Cette ouverture a attiré l'attention des chercheurs du monde entier. Beaucoup considèrent Kimi Linear comme une étape charnière dans l'évolution des architectures neuronales. Un développeur de la communauté a retracé ses racines conceptuelles jusqu'à la règle Delta originale, soutenant que « les percées empiriques précèdent souvent la théorie. »
Comme l'a résumé un chercheur : « Pour la première fois, nous n'avons plus à choisir entre puissance et efficacité. »
La controverse sur l'originalité
Bien sûr, aucune avancée majeure en IA n'arrive sans son lot de péripéties. Peu de temps après l'annonce, des critiques ont accusé l'équipe de Moonshot d'avoir copié des idées de l'architecture RWKV7 antérieure. Certains ont qualifié la publication de coup de pub, affirmant qu'il s'agissait davantage d'attirer l'attention que de faire progresser la science.
Les développeurs ont fermement riposté. Ils ont souligné les distinctions claires : un gating par canal au lieu de global, le ratio unique de couches hybrides, et leur décision d'adopter une approche « tout NoPE ». « Si quelqu'un pense que c'est la même chose, très bien », a déclaré l'un d'eux, « mais peut-être devraient-ils passer moins de temps à se plaindre et plus de temps à mettre leurs propres modèles à l'échelle. »

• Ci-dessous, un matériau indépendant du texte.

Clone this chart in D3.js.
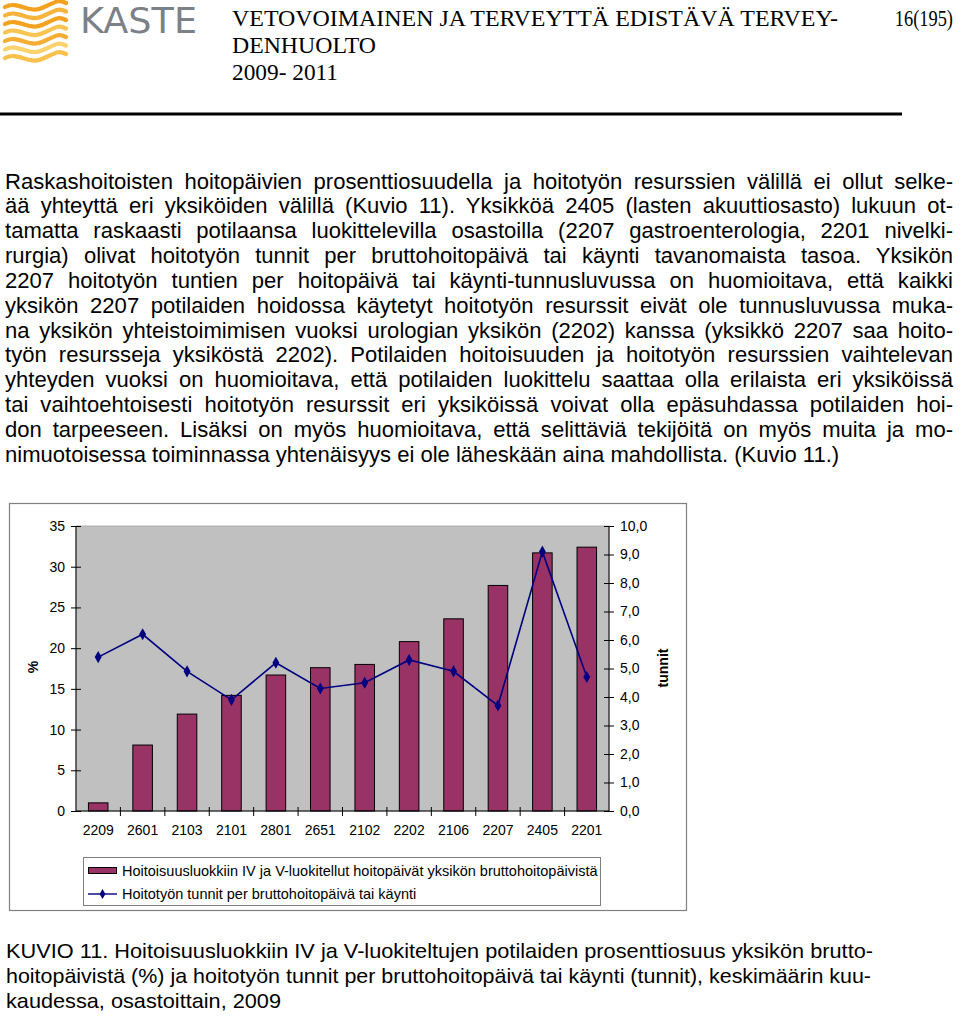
<!DOCTYPE html>
<html><head><meta charset="utf-8">
<script src="https://cdn.jsdelivr.net/npm/d3@7"></script>
<style>
html,body{margin:0;padding:0;background:#fff;}
svg{display:block;}
</style></head>
<body>
<svg id="page" width="960" height="1017"></svg>
<script>
// ---- data ----
const categories = ["2209","2601","2103","2101","2801","2651","2102","2202","2106","2207","2405","2201"];
const percentValues = [1.0, 8.1, 11.9, 14.2, 16.7, 17.6, 18.0, 20.8, 23.6, 27.7, 31.7, 32.4];
const hoursValues = [5.4, 6.2, 4.9, 3.9, 5.2, 4.3, 4.5, 5.3, 4.9, 3.7, 9.1, 4.7];
const leftTicks = [0,5,10,15,20,25,30,35];
const rightTicks = [0,1,2,3,4,5,6,7,8,9,10];
const seriesNames = ["Hoitoisuusluokkiin IV ja V-luokitellut hoitopäivät yksikön bruttohoitopäivistä",
                     "Hoitotyön tunnit per bruttohoitopäivä tai käynti"];
const headerLines = ["VETOVOIMAINEN JA TERVEYTTÄ EDISTÄVÄ TERVEY-","DENHUOLTO","2009- 2011"];
const pageNumber = "16(195)";
const bodyLines = [
"Raskashoitoisten hoitopäivien prosenttiosuudella ja hoitotyön resurssien välillä ei ollut selke-",
"ää yhteyttä eri yksiköiden välillä (Kuvio 11). Yksikköä 2405 (lasten akuuttiosasto) lukuun ot-",
"tamatta raskaasti potilaansa luokittelevilla osastoilla (2207 gastroenterologia, 2201 nivelki-",
"rurgia) olivat hoitotyön tunnit per bruttohoitopäivä tai käynti tavanomaista tasoa. Yksikön",
"2207 hoitotyön tuntien per hoitopäivä tai käynti-tunnusluvussa on huomioitava, että kaikki",
"yksikön 2207 potilaiden hoidossa käytetyt hoitotyön resurssit eivät ole tunnusluvussa muka-",
"na yksikön yhteistoimimisen vuoksi urologian yksikön (2202) kanssa (yksikkö 2207 saa hoito-",
"työn resursseja yksiköstä 2202). Potilaiden hoitoisuuden ja hoitotyön resurssien vaihtelevan",
"yhteyden vuoksi on huomioitava, että potilaiden luokittelu saattaa olla erilaista eri yksiköissä",
"tai vaihtoehtoisesti hoitotyön resurssit eri yksiköissä voivat olla epäsuhdassa potilaiden hoi-",
"don tarpeeseen. Lisäksi on myös huomioitava, että selittäviä tekijöitä on myös muita ja mo-",
"nimuotoisessa toiminnassa yhtenäisyys ei ole läheskään aina mahdollista. (Kuvio 11.)"
];
const captionLines = [
"KUVIO 11. Hoitoisuusluokkiin IV ja V-luokiteltujen potilaiden prosenttiosuus yksikön brutto-",
"hoitopäivistä (%) ja hoitotyön tunnit per bruttohoitopäivä tai käynti (tunnit), keskimäärin kuu-",
"kaudessa, osastoittain, 2009"
];

const svg = d3.select("#page");
const SANS = "'Liberation Sans', Arial, Helvetica, sans-serif";
const SERIF = "'Liberation Serif', 'Times New Roman', serif";

// ---- header / logo ----
const logo = svg.append("g");
const stripeColors = ["#f3a21f","#f6b43c","#f3a21f","#f8c552","#f5ae33","#fad26e","#f7c14c"];
stripeColors.forEach((c,i)=>{
  const y0 = 5 + i*8.5;
  logo.append("path")
    .attr("d", `M5,${y0+2} C18,${y0-5} 28,${y0+9} 42,${y0+3} S58,${y0-6} 66,${y0-2}`)
    .attr("fill","none").attr("stroke",c).attr("stroke-width",4.2).attr("stroke-linecap","round");
});
logo.append("text").attr("x",80).attr("y",33).attr("font-family","'DejaVu Sans', "+SANS)
  .attr("font-size",35).attr("fill","#7c8187").attr("textLength",117).attr("lengthAdjust","spacingAndGlyphs")
  .text("KASTE");

const hdrY = [26,53,80];
const hdrW = [606,144,106];
headerLines.forEach((t,i)=>{
  svg.append("text").attr("x",232).attr("y",hdrY[i]).attr("font-family",SERIF).attr("font-size",23)
    .attr("textLength",hdrW[i]).attr("lengthAdjust","spacingAndGlyphs").text(t);
});
svg.append("text").attr("transform","translate(953,26) scale(0.8,1)").attr("text-anchor","end")
  .attr("font-family",SERIF).attr("font-size",23).text(pageNumber);
svg.append("line").attr("x1",0).attr("x2",902).attr("y1",114).attr("y2",114)
  .attr("stroke","#000").attr("stroke-width",3);

// ---- body paragraph (justified) ----
const bodyX = 5, bodyW = 948;
const probe = svg.append("text").attr("font-family",SANS).attr("font-size",20).text(bodyLines[bodyLines.length-1]);
const bodyFont = 20 * 835 / probe.node().getComputedTextLength();
probe.remove();
bodyLines.forEach((t,i)=>{
  const tx = svg.append("text").attr("x",bodyX).attr("y",188.5 + i*24.85)
    .attr("font-family",SANS).attr("font-size",bodyFont).attr("fill","#000").text(t);
  if(i < bodyLines.length-1){
    const len = tx.node().getComputedTextLength();
    const spaces = (t.match(/ /g)||[]).length;
    if(spaces>0) tx.style("word-spacing", ((bodyW-len)/spaces)+"px");
  }
});

// ---- chart ----
svg.append("rect").attr("x",9.5).attr("y",503.5).attr("width",677).attr("height",407)
  .attr("fill","#fff").attr("stroke","#808080").attr("stroke-width",1.2);

const plot = {l:76, r:609, t:526, b:811};
const x = d3.scaleBand().domain(categories).range([plot.l, plot.r]).paddingInner(0.56).paddingOuter(0.28);
const xb = d3.scaleBand().domain(categories).range([plot.l, plot.r]);
const yL = d3.scaleLinear().domain([0,35]).range([plot.b, plot.t]);
const yR = d3.scaleLinear().domain([0,10]).range([plot.b, plot.t]);

svg.append("rect").attr("x",plot.l).attr("y",plot.t).attr("width",plot.r-plot.l).attr("height",plot.b-plot.t)
  .attr("fill","#c0c0c0").attr("stroke","#a0a0a0").attr("stroke-width",0.8);

svg.append("g").selectAll("rect").data(categories).join("rect")
  .attr("x",d=>x(d)).attr("width",x.bandwidth())
  .attr("y",(d,i)=>yL(percentValues[i])).attr("height",(d,i)=>plot.b-yL(percentValues[i]))
  .attr("fill","#993366").attr("stroke","#000").attr("stroke-width",1);

const line = d3.line().x((d,i)=>xb(categories[i])+xb.bandwidth()/2).y(d=>yR(d));
svg.append("path").datum(hoursValues).attr("d",line).attr("fill","none")
  .attr("stroke","#000080").attr("stroke-width",1.6);
const diamond = d3.symbol().type(d3.symbolDiamond).size(42);
svg.append("g").selectAll("path").data(hoursValues).join("path")
  .attr("d",diamond)
  .attr("transform",(d,i)=>`translate(${xb(categories[i])+xb.bandwidth()/2},${yR(d)})`)
  .attr("fill","#000080");

// axes
const axL = svg.append("g").attr("transform",`translate(${plot.l},0)`)
  .call(d3.axisLeft(yL).tickValues(leftTicks).tickSize(5).tickPadding(6).tickFormat(d3.format("d")));
axL.selectAll(".tick line").attr("x2",-5).attr("x1",5);
const axR = svg.append("g").attr("transform",`translate(${plot.r},0)`)
  .call(d3.axisRight(yR).tickValues(rightTicks).tickSize(5).tickPadding(6).tickFormat(d=>d3.format(".1f")(d).replace(".",",")));
axR.selectAll(".tick line").attr("x1",-5).attr("x2",5);
const axB = svg.append("g").attr("transform",`translate(0,${plot.b})`)
  .call(d3.axisBottom(xb).tickSize(0).tickPadding(14));
axB.append("g").selectAll("line").data(categories.slice(1)).join("line")
  .attr("x1",d=>xb(d)).attr("x2",d=>xb(d)).attr("y1",-4).attr("y2",5).attr("stroke","#000");
[axL,axR,axB].forEach(a=>{
  a.select(".domain").attr("stroke","#000");
  a.selectAll(".tick line").attr("stroke","#000");
  a.selectAll("text").attr("font-family",SANS).attr("font-size",14).attr("fill","#000");
});
axL.select(".domain").attr("d",`M0,${plot.b}V${plot.t}`);
axR.select(".domain").attr("d",`M0,${plot.b}V${plot.t}`);
axB.select(".domain").attr("d",`M${plot.l},0H${plot.r}`);

svg.append("text").attr("transform","translate(38,667) rotate(-90)").attr("text-anchor","middle")
  .attr("font-family",SANS).attr("font-size",14).attr("font-weight","bold").text("%");
svg.append("text").attr("transform","translate(668,668) rotate(-90)").attr("text-anchor","middle")
  .attr("font-family",SANS).attr("font-size",14).attr("font-weight","bold").text("tunnit");

// legend
const lg = svg.append("g");
lg.append("rect").attr("x",83.5).attr("y",857.5).attr("width",517).attr("height",48)
  .attr("fill","#fff").attr("stroke","#808080").attr("stroke-width",1);
lg.append("rect").attr("x",88.5).attr("y",867.5).attr("width",28).attr("height",6)
  .attr("fill","#993366").attr("stroke","#000");
lg.append("line").attr("x1",88).attr("x2",117).attr("y1",894).attr("y2",894)
  .attr("stroke","#000080").attr("stroke-width",1.4);
lg.append("path").attr("d",d3.symbol().type(d3.symbolDiamond).size(30)).attr("transform","translate(102.5,894)").attr("fill","#000080");
seriesNames.forEach((t,i)=>{
  lg.append("text").attr("x",122).attr("y",876+i*23).attr("font-family",SANS).attr("font-size",14.5).text(t);
});

// ---- caption ----
const capW = [867,865,275];
captionLines.forEach((t,i)=>{
  svg.append("text").attr("x",6).attr("y",958+i*25).attr("font-family",SANS).attr("font-size",21)
    .attr("textLength",capW[i]).attr("lengthAdjust","spacingAndGlyphs").text(t);
});
</script>
</body></html>
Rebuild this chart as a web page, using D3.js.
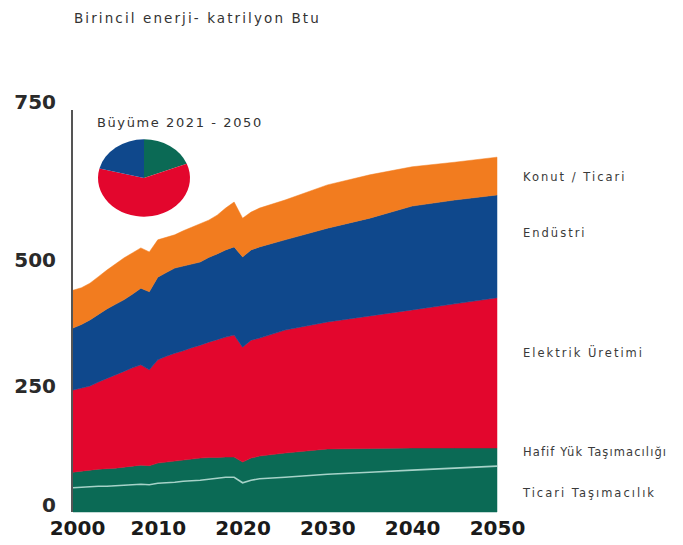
<!DOCTYPE html>
<html><head><meta charset="utf-8">
<script src="https://cdn.jsdelivr.net/npm/d3@7/dist/d3.min.js"></script>
<style>body{margin:0;background:#fff}svg{display:block}</style>
</head><body>
<script>
const years = [2000,2001,2002,2003,2004,2005,2006,2007,2008,2009,2010,2011,2012,2013,2014,2015,2016,2017,2018,2019,2020,2021,2022,2025,2030,2035,2040,2045,2050];
const ticari   = [48,49,50,51,51,52,53,54,55,54,57,58,59,61,62,63,65,67,69,69,58,63,66,69,75,79,83,87,91];
const hafifYuk = [31,32,33,34,35,35,36,37,38,38,40,41,42,42,43,44,43,41,40,40,41,44,45,48,50,47,44,40,36];
const elektrik = [163,165,167,173,179,185,190,195,199,190,205,210,214,217,221,224,229,234,238,242,228,234,234,244,252,263,274,286,298];
const endustri = [123,126,131,134,138,140,142,146,152,155,164,166,169,168,166,165,168,170,173,175,179,179,181,179,186,194,206,206,204];
const konut    = [75,73,73,75,77,80,83,82,80,79,74,70,66,70,73,76,74,77,83,89,77,75,77,79,86,86,78,75,75];
const seriesKeys = ["Ticari Taşımacılık","Hafif Yük Taşımacılığı","Elektrik Üretimi","Endüstri","Konut / Ticari"];
const seriesColors = ["#0b6a55","#0b6a55","#e3062d","#0f488c","#f27c1f"];
const yTicks = [0,250,500,750];
const xTicks = [2000,2010,2020,2030,2040,2050];
const pieLabels = ["Taşımacılık","Elektrik Üretimi","Endüstri"];
const pieValues = [19,60,21];
const pieColors = ["#0b6a55","#e3062d","#0f488c"];
const title = "Birincil enerji- katrilyon Btu";
const pieTitle = "Büyüme 2021 - 2050";

const W=683,H=545;
const svg=d3.select("body").append("svg").attr("width",W).attr("height",H);
const x=d3.scaleLinear().domain([2000,2050]).range([73,497]);
const y=d3.scaleLinear().domain([0,750]).range([512,134]);

const rows=years.map((yr,i)=>({year:yr,[seriesKeys[0]]:ticari[i],[seriesKeys[1]]:hafifYuk[i],[seriesKeys[2]]:elektrik[i],[seriesKeys[3]]:endustri[i],[seriesKeys[4]]:konut[i]}));
const stack=d3.stack().keys(seriesKeys)(rows);
const area=d3.area().x(d=>x(d.data.year)).y0(d=>y(d[0])).y1(d=>y(d[1]));
svg.append("g").selectAll("path").data(stack).join("path")
  .attr("d",area).attr("fill",(d,i)=>seriesColors[i]).attr("stroke",(d,i)=>seriesColors[i]).attr("stroke-width",0.5);
// white separator line between the two transport layers
svg.append("path").datum(stack[0])
  .attr("d",d3.line().x(d=>x(d.data.year)).y(d=>y(d[1])))
  .attr("fill","none").attr("stroke","#bfe3da").attr("stroke-width",1.6).attr("opacity",0.85);

// y axis
const ya=svg.append("g").attr("transform","translate(72,0)")
  .call(d3.axisLeft(y).tickValues(yTicks).tickSize(0).tickPadding(16));
ya.select(".domain").remove();
ya.append("line").attr("x1",0).attr("x2",0).attr("y1",y(0)).attr("y2",110).attr("stroke","#555").attr("stroke-width",2);
ya.selectAll("text").attr("font-family","DejaVu Sans, sans-serif").attr("font-size",20).attr("fill","#2a2a2a").attr("font-weight","bold")
  .attr("dy",(d)=>d===750?"-1.3em":(d===0?"-0.05em":"0.3em"));

// x axis
const xa=svg.append("g").attr("transform","translate(0,512)")
  .call(d3.axisBottom(x).tickValues(xTicks).tickFormat(d3.format("d")).tickSize(0).tickPadding(9));
xa.select(".domain").remove();
xa.selectAll("text").attr("font-family","DejaVu Sans, sans-serif").attr("font-size",20).attr("font-weight","bold").attr("fill","#1a1a1a")
  .attr("dx",(d)=>d===2000?"4":"0");

// title
svg.append("text").attr("x",74).attr("y",23).text(title)
  .attr("font-family","DejaVu Sans, sans-serif").attr("font-size",13.5).attr("letter-spacing","2.1px").attr("fill","#333");

// right labels
const labelYs=[493,452,353,233,177];
svg.append("g").selectAll("text").data(seriesKeys).join("text")
  .attr("x",523).attr("y",(d,i)=>labelYs[i]).text(d=>d)
  .attr("font-family","DejaVu Sans, sans-serif").attr("font-size",11.5)
  .attr("letter-spacing",(d,i)=>i===1?"1.1px":"2px").attr("fill","#3a3a3a").attr("dominant-baseline","middle");

// pie
svg.append("text").attr("x",97).attr("y",127).text(pieTitle)
  .attr("font-family","DejaVu Sans, sans-serif").attr("font-size",13).attr("letter-spacing","1.6px").attr("fill","#333");
const pg=svg.append("g").attr("transform","translate(144,178) scale(1,0.84)");
const arcs=d3.pie().sort(null)(pieValues);
pg.selectAll("path").data(arcs).join("path")
  .attr("d",d3.arc().innerRadius(0).outerRadius(46)).attr("fill",(d,i)=>pieColors[i]);
</script>
</body></html>
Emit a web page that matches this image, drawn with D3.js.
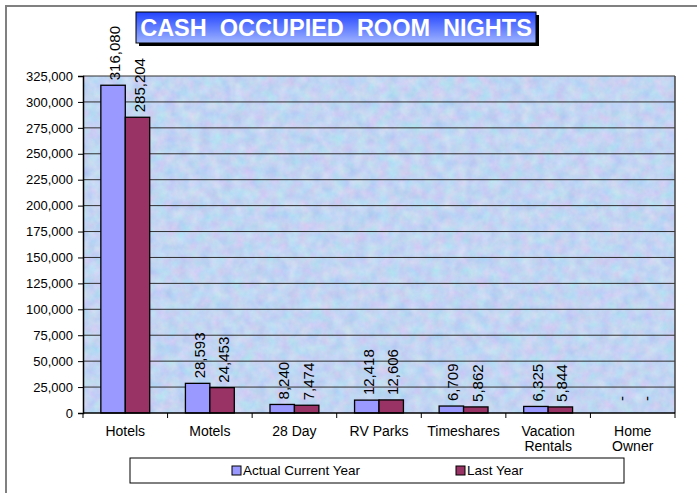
<!DOCTYPE html>
<html>
<head>
<meta charset="utf-8">
<script src="https://cdn.jsdelivr.net/npm/d3@7"></script>
<style>
body { margin: 0; background: #fff; }
text { font-family: Arial, "Liberation Sans", sans-serif; }
</style>
</head>
<body>
<svg width="697" height="493"></svg>
<script>
var categories = ["Hotels", "Motels", "28 Day", "RV Parks", "Timeshares", "Vacation Rentals", "Home Owner"]
var catLines = [["Hotels"], ["Motels"], ["28 Day"], ["RV Parks"], ["Timeshares"], ["Vacation", "Rentals"], ["Home", "Owner"]]
var actualCurrentYear = [316080, 28593, 8240, 12418, 6709, 6325, 0]
var lastYear = [285204, 24453, 7474, 12606, 5862, 5844, 0]
var seriesNames = ["Actual Current Year", "Last Year"]
var yTicks = [0, 25000, 50000, 75000, 100000, 125000, 150000, 175000, 200000, 225000, 250000, 275000, 300000, 325000]

var svg = d3.select("svg")
var colors = ["#9999ff", "#993366"]
var fmt = d3.format(",")

var pL = 83, pR = 675, pT = 76, pB = 413

// outer frame
svg.append("path").attr("d", "M6,493V6H697").attr("fill", "none")
    .attr("stroke", "#808080").attr("stroke-width", 2)

// textured background
var defs = svg.append("defs")
var f = defs.append("filter").attr("id", "tex").attr("x", 0).attr("y", 0).attr("width", 1).attr("height", 1)
    .attr("color-interpolation-filters", "sRGB")
f.append("feTurbulence").attr("type", "fractalNoise").attr("baseFrequency", 0.09).attr("numOctaves", 3).attr("seed", 7)
f.append("feColorMatrix").attr("type", "matrix")
    .attr("values", "0.22 0 0 0 0.65  0 0.15 0 0 0.76  0 0 0.06 0 0.92  0 0 0 0 1")
var grad = defs.append("linearGradient").attr("id", "tg").attr("x1", 0).attr("y1", 0).attr("x2", 0).attr("y2", 1)
grad.append("stop").attr("offset", "0%").attr("stop-color", "#2244ff")
grad.append("stop").attr("offset", "100%").attr("stop-color", "#9fb4ff")

svg.append("rect").attr("x", pL).attr("y", pT).attr("width", pR - pL).attr("height", pB - pT)
    .attr("fill", "#c0d4f4")
svg.append("rect").attr("x", pL).attr("y", pT).attr("width", pR - pL).attr("height", pB - pT)
    .attr("filter", "url(#tex)")

var scY = d3.scaleLinear().domain([0, 325000]).range([pB, pT])
var scX = d3.scaleBand().domain(categories).range([pL, pR])
var scS = d3.scaleBand().domain(seriesNames).range([0, scX.bandwidth()]).paddingInner(0).paddingOuter(0.73)

// gridlines
svg.append("g").selectAll("line").data(yTicks.slice(1)).enter().append("line")
    .attr("x1", pL).attr("x2", pR)
    .attr("y1", d => scY(d)).attr("y2", d => scY(d))
    .attr("stroke", "#303030").attr("stroke-width", 1)

svg.append("line").attr("x1", pR).attr("x2", pR).attr("y1", pT).attr("y2", pB)
    .attr("stroke", "#404040").attr("stroke-width", 1.5)

// bars
var series = [actualCurrentYear, lastYear]
series.forEach(function (vals, si) {
    var g = svg.append("g")
    g.selectAll("rect").data(vals).enter().append("rect")
        .attr("x", (d, i) => scX(categories[i]) + scS(seriesNames[si]))
        .attr("y", d => scY(d))
        .attr("width", scS.bandwidth())
        .attr("height", d => pB - scY(d))
        .attr("fill", colors[si]).attr("stroke", "#000").attr("stroke-width", d => d > 0 ? 1.3 : 0)
    g.selectAll("text").data(vals).enter().append("text")
        .attr("transform", (d, i) => "translate(" + (scX(categories[i]) + scS(seriesNames[si]) + scS.bandwidth() / 2 + 7) + "," + (scY(d) - (d > 0 ? 5 : 12)) + ") rotate(-90)")
        .attr("font-size", 15).attr("fill", "#000")
        .text(d => d > 0 ? fmt(d) : "-")
})

// y axis
var yAx = svg.append("g").attr("transform", "translate(" + pL + ",0)")
    .call(d3.axisLeft(scY).tickValues(yTicks).tickSize(5).tickPadding(5).tickFormat(d3.format(",")))
yAx.selectAll("text").attr("font-size", 13).attr("fill", "#000").attr("font-family", "Arial, 'Liberation Sans', sans-serif")
yAx.selectAll("line").attr("stroke", "#000")
yAx.select(".domain").attr("stroke", "#000").attr("stroke-width", 1.5)

// x axis
var xAx = svg.append("g").attr("transform", "translate(0," + pB + ")")
xAx.append("line").attr("x1", pL).attr("x2", pR).attr("stroke", "#000").attr("stroke-width", 1.5)
xAx.selectAll("line.tk").data(categories).enter().append("line").attr("class", "tk")
    .attr("x1", d => scX(d)).attr("x2", d => scX(d)).attr("y1", 0).attr("y2", 5)
    .attr("stroke", "#000")
xAx.append("line").attr("x1", pR).attr("x2", pR).attr("y1", 0).attr("y2", 5).attr("stroke", "#000")
xAx.selectAll("text.lb").data(categories).enter().append("text").attr("class", "lb")
    .attr("text-anchor", "middle").attr("font-size", 14)
    .attr("x", d => scX(d) + scX.bandwidth() / 2)
    .attr("y", 23)
    .each(function (d, i) {
        d3.select(this).selectAll("tspan").data(catLines[i]).enter().append("tspan")
            .attr("x", scX(d) + scX.bandwidth() / 2)
            .attr("dy", (t, j) => j === 0 ? 0 : 15)
            .text(t => t)
    })

// title
svg.append("rect").attr("x", 139).attr("y", 15).attr("width", 400).attr("height", 31).attr("fill", "#000")
svg.append("rect").attr("x", 136).attr("y", 12).attr("width", 400).attr("height", 31)
    .attr("fill", "url(#tg)").attr("stroke", "#000").attr("stroke-width", 1)
svg.append("text").attr("x", 336).attr("y", 36).attr("text-anchor", "middle")
    .attr("font-size", 23.5).attr("font-weight", "bold").attr("fill", "#fff")
    .attr("xml:space", "preserve").style("white-space", "pre")
    .text("CASH  OCCUPIED  ROOM  NIGHTS")

// legend
var lg = svg.append("g")
lg.append("rect").attr("x", 130).attr("y", 458).attr("width", 494).attr("height", 25)
    .attr("fill", "#fff").attr("stroke", "#000")
var lgX = [232, 456]
seriesNames.forEach(function (n, i) {
    lg.append("rect").attr("x", lgX[i]).attr("y", 466).attr("width", 9).attr("height", 9)
        .attr("fill", colors[i]).attr("stroke", "#000")
    lg.append("text").attr("x", lgX[i] + 11).attr("y", 475).attr("font-size", 13.5).text(n)
})
</script>
</body>
</html>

Des partisans se sont ralliés à leur cause. Un chercheur bien connu a fait remarquer : « Quand d'autres ont abandonné l'attention linéaire, Kimi a ravivé l'espoir. C'est à la fois un produit et une innovation fondamentale. »
Le débat va au-delà de la question de savoir qui a copié qui – il touche au cœur même de la recherche en IA. La véritable innovation réside-t-elle dans des idées entièrement nouvelles, ou peut-elle émerger du raffinement et de la recombinaison d'idées existantes ? Quoi qu'il en soit, Kimi Linear a prouvé quelque chose de vital : que l'attention linéaire, jadis considérée comme une impasse, recèle encore un pouvoir inexploité.
La voie à suivre
Les chercheurs peuvent d'ores et déjà télécharger et expérimenter le modèle Kimi-Linear-48B-A3B-Base ainsi que sa variante optimisée par instruction. Il leur suffit de disposer de PyTorch 2.6 et des dernières bibliothèques FLA. Les premiers testeurs affirment que la « personnalité » du modèle « semble naturelle » et que son « ambiance correspond à celle de Kimi-2 », ce qui signifie que le gain d'efficacité n'a pas terni sa production de texte humaine.
Pour une industrie obsédée par le nombre de paramètres et les budgets d'entraînement, Kimi Linear pose une question audacieuse : et si la prochaine grande avancée ne consistait pas à rendre les modèles plus grands, mais plus intelligents ?
Que ce modèle devienne un jalon ou simplement une note de bas de page fascinante, une chose est certaine : il a ravivé l'enthousiasme quant à ce qui est encore possible en matière d'efficacité de l'IA.
Pour citer un développeur épuisé mais victorieux : la douleur en valait la peine.